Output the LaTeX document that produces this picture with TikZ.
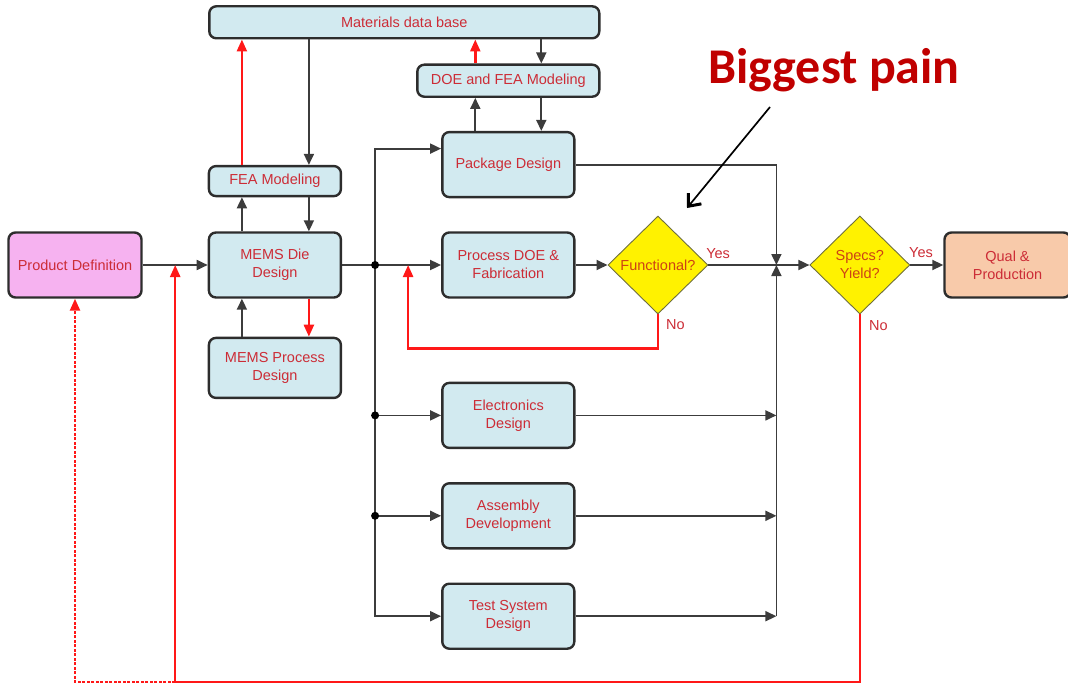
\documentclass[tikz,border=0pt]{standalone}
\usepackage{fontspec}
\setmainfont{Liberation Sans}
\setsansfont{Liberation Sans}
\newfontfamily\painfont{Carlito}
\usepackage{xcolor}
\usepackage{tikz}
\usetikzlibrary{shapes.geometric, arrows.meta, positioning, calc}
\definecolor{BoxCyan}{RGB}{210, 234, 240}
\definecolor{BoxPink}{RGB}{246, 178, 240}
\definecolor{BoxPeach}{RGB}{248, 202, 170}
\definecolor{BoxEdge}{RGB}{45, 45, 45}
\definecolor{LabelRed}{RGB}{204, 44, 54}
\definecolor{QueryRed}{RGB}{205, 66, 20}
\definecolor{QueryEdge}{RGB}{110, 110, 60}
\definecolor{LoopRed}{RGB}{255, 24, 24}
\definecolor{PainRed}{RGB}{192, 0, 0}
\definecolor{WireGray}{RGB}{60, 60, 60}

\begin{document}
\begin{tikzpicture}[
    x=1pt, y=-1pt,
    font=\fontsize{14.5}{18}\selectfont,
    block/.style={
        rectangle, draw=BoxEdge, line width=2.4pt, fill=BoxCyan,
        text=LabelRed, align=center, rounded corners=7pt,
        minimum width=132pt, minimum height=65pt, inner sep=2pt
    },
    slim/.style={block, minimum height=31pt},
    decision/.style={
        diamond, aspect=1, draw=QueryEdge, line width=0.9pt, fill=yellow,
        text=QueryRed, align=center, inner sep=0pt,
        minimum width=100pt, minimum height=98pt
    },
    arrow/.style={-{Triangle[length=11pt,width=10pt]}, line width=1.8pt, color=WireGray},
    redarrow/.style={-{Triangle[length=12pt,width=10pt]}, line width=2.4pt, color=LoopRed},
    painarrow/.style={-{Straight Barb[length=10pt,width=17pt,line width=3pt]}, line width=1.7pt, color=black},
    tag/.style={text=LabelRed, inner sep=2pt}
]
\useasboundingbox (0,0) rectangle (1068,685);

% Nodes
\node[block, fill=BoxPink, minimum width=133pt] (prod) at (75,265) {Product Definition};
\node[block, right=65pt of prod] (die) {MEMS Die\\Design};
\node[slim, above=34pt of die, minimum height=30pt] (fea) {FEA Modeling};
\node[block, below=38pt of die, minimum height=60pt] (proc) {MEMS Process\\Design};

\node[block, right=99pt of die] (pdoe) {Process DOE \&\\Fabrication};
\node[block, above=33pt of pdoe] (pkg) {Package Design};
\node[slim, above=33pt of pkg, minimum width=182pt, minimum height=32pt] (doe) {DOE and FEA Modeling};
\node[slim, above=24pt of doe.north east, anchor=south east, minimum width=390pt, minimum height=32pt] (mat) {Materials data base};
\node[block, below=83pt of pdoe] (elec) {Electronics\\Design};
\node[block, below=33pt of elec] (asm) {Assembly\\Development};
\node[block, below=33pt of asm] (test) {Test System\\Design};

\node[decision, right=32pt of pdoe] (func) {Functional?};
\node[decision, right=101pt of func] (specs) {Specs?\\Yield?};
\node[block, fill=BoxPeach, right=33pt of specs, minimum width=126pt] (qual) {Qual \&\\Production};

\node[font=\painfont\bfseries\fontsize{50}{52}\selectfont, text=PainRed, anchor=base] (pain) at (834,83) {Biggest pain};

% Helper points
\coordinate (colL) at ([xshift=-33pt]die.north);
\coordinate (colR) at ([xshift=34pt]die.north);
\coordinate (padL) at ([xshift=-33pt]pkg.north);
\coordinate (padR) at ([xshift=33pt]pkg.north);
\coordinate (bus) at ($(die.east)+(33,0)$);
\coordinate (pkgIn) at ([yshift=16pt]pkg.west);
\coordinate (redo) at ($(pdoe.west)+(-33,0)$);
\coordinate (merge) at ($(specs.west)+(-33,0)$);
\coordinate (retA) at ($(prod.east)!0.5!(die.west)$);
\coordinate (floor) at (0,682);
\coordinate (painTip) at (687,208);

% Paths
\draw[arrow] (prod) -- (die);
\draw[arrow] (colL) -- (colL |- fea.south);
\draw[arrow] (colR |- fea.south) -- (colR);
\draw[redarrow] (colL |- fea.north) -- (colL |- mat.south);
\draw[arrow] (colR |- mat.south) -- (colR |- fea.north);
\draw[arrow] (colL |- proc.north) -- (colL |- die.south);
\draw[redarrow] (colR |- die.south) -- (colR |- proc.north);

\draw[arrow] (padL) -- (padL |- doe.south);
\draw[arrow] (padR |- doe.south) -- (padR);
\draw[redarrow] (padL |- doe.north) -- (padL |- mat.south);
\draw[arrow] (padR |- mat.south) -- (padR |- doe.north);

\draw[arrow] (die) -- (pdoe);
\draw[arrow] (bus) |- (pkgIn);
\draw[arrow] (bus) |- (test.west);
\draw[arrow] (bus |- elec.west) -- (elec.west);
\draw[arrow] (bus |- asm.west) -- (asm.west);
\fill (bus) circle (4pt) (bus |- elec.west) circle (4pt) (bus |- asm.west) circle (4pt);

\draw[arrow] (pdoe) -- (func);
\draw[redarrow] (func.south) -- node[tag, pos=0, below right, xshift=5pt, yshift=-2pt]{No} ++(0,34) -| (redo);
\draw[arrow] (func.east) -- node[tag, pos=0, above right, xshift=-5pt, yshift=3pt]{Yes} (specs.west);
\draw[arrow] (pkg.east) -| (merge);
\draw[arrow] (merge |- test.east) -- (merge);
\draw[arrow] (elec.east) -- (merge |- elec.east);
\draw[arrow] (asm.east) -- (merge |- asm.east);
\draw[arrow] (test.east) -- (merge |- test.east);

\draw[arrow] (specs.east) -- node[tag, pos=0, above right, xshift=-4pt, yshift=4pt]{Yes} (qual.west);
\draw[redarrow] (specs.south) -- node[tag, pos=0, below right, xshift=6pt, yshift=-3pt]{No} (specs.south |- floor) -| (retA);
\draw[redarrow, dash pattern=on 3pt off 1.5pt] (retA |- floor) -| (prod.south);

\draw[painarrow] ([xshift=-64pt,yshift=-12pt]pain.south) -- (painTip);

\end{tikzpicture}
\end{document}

★ ★ ★

Do this:
Reproduce the material above verbatim; omit every picture.

Finished exercise:
Output the LaTeX document that produces this picture with TikZ.
\documentclass[tikz,border=0pt]{standalone}
\usepackage{fontspec}
\setmainfont{Liberation Sans}
\setsansfont{Liberation Sans}
\newfontfamily\painfont{Carlito}
\usepackage{xcolor}
\usepackage{tikz}
\usetikzlibrary{shapes.geometric, arrows.meta, positioning, calc}
\definecolor{BoxCyan}{RGB}{210, 234, 240}
\definecolor{BoxPink}{RGB}{246, 178, 240}
\definecolor{BoxPeach}{RGB}{248, 202, 170}
\definecolor{BoxEdge}{RGB}{45, 45, 45}
\definecolor{LabelRed}{RGB}{204, 44, 54}
\definecolor{QueryRed}{RGB}{205, 66, 20}
\definecolor{QueryEdge}{RGB}{110, 110, 60}
\definecolor{LoopRed}{RGB}{255, 24, 24}
\definecolor{PainRed}{RGB}{192, 0, 0}
\definecolor{WireGray}{RGB}{60, 60, 60}

\begin{document}
\begin{tikzpicture}[
    x=1pt, y=-1pt,
    font=\fontsize{14.5}{18}\selectfont,
    block/.style={
        rectangle, draw=BoxEdge, line width=2.4pt, fill=BoxCyan,
        text=LabelRed, align=center, rounded corners=7pt,
        minimum width=132pt, minimum height=65pt, inner sep=2pt
    },
    slim/.style={block, minimum height=31pt},
    decision/.style={
        diamond, aspect=1, draw=QueryEdge, line width=0.9pt, fill=yellow,
        text=QueryRed, align=center, inner sep=0pt,
        minimum width=100pt, minimum height=98pt
    },
    arrow/.style={-{Triangle[length=11pt,width=10pt]}, line width=1.8pt, color=WireGray},
    redarrow/.style={-{Triangle[length=12pt,width=10pt]}, line width=2.4pt, color=LoopRed},
    painarrow/.style={-{Straight Barb[length=10pt,width=17pt,line width=3pt]}, line width=1.7pt, color=black},
    tag/.style={text=LabelRed, inner sep=2pt}
]
\useasboundingbox (0,0) rectangle (1068,685);

% Nodes
\node[block, fill=BoxPink, minimum width=133pt] (prod) at (75,265) {Product Definition};
\node[block, right=65pt of prod] (die) {MEMS Die\\Design};
\node[slim, above=34pt of die, minimum height=30pt] (fea) {FEA Modeling};
\node[block, below=38pt of die, minimum height=60pt] (proc) {MEMS Process\\Design};

\node[block, right=99pt of die] (pdoe) {Process DOE \&\\Fabrication};
\node[block, above=33pt of pdoe] (pkg) {Package Design};
\node[slim, above=33pt of pkg, minimum width=182pt, minimum height=32pt] (doe) {DOE and FEA Modeling};
\node[slim, above=24pt of doe.north east, anchor=south east, minimum width=390pt, minimum height=32pt] (mat) {Materials data base};
\node[block, below=83pt of pdoe] (elec) {Electronics\\Design};
\node[block, below=33pt of elec] (asm) {Assembly\\Development};
\node[block, below=33pt of asm] (test) {Test System\\Design};

\node[decision, right=32pt of pdoe] (func) {Functional?};
\node[decision, right=101pt of func] (specs) {Specs?\\Yield?};
\node[block, fill=BoxPeach, right=33pt of specs, minimum width=126pt] (qual) {Qual \&\\Production};

\node[font=\painfont\bfseries\fontsize{50}{52}\selectfont, text=PainRed, anchor=base] (pain) at (834,83) {Biggest pain};

% Helper points
\coordinate (colL) at ([xshift=-33pt]die.north);
\coordinate (colR) at ([xshift=34pt]die.north);
\coordinate (padL) at ([xshift=-33pt]pkg.north);
\coordinate (padR) at ([xshift=33pt]pkg.north);
\coordinate (bus) at ($(die.east)+(33,0)$);
\coordinate (pkgIn) at ([yshift=16pt]pkg.west);
\coordinate (redo) at ($(pdoe.west)+(-33,0)$);
\coordinate (merge) at ($(specs.west)+(-33,0)$);
\coordinate (retA) at ($(prod.east)!0.5!(die.west)$);
\coordinate (floor) at (0,682);
\coordinate (painTip) at (687,208);

% Paths
\draw[arrow] (prod) -- (die);
\draw[arrow] (colL) -- (colL |- fea.south);
\draw[arrow] (colR |- fea.south) -- (colR);
\draw[redarrow] (colL |- fea.north) -- (colL |- mat.south);
\draw[arrow] (colR |- mat.south) -- (colR |- fea.north);
\draw[arrow] (colL |- proc.north) -- (colL |- die.south);
\draw[redarrow] (colR |- die.south) -- (colR |- proc.north);

\draw[arrow] (padL) -- (padL |- doe.south);
\draw[arrow] (padR |- doe.south) -- (padR);
\draw[redarrow] (padL |- doe.north) -- (padL |- mat.south);
\draw[arrow] (padR |- mat.south) -- (padR |- doe.north);

\draw[arrow] (die) -- (pdoe);
\draw[arrow] (bus) |- (pkgIn);
\draw[arrow] (bus) |- (test.west);
\draw[arrow] (bus |- elec.west) -- (elec.west);
\draw[arrow] (bus |- asm.west) -- (asm.west);
\fill (bus) circle (4pt) (bus |- elec.west) circle (4pt) (bus |- asm.west) circle (4pt);

\draw[arrow] (pdoe) -- (func);
\draw[redarrow] (func.south) -- node[tag, pos=0, below right, xshift=5pt, yshift=-2pt]{No} ++(0,34) -| (redo);
\draw[arrow] (func.east) -- node[tag, pos=0, above right, xshift=-5pt, yshift=3pt]{Yes} (specs.west);
\draw[arrow] (pkg.east) -| (merge);
\draw[arrow] (merge |- test.east) -- (merge);
\draw[arrow] (elec.east) -- (merge |- elec.east);
\draw[arrow] (asm.east) -- (merge |- asm.east);
\draw[arrow] (test.east) -- (merge |- test.east);

\draw[arrow] (specs.east) -- node[tag, pos=0, above right, xshift=-4pt, yshift=4pt]{Yes} (qual.west);
\draw[redarrow] (specs.south) -- node[tag, pos=0, below right, xshift=6pt, yshift=-3pt]{No} (specs.south |- floor) -| (retA);
\draw[redarrow, dash pattern=on 3pt off 1.5pt] (retA |- floor) -| (prod.south);

\draw[painarrow] ([xshift=-64pt,yshift=-12pt]pain.south) -- (painTip);

\end{tikzpicture}
\end{document}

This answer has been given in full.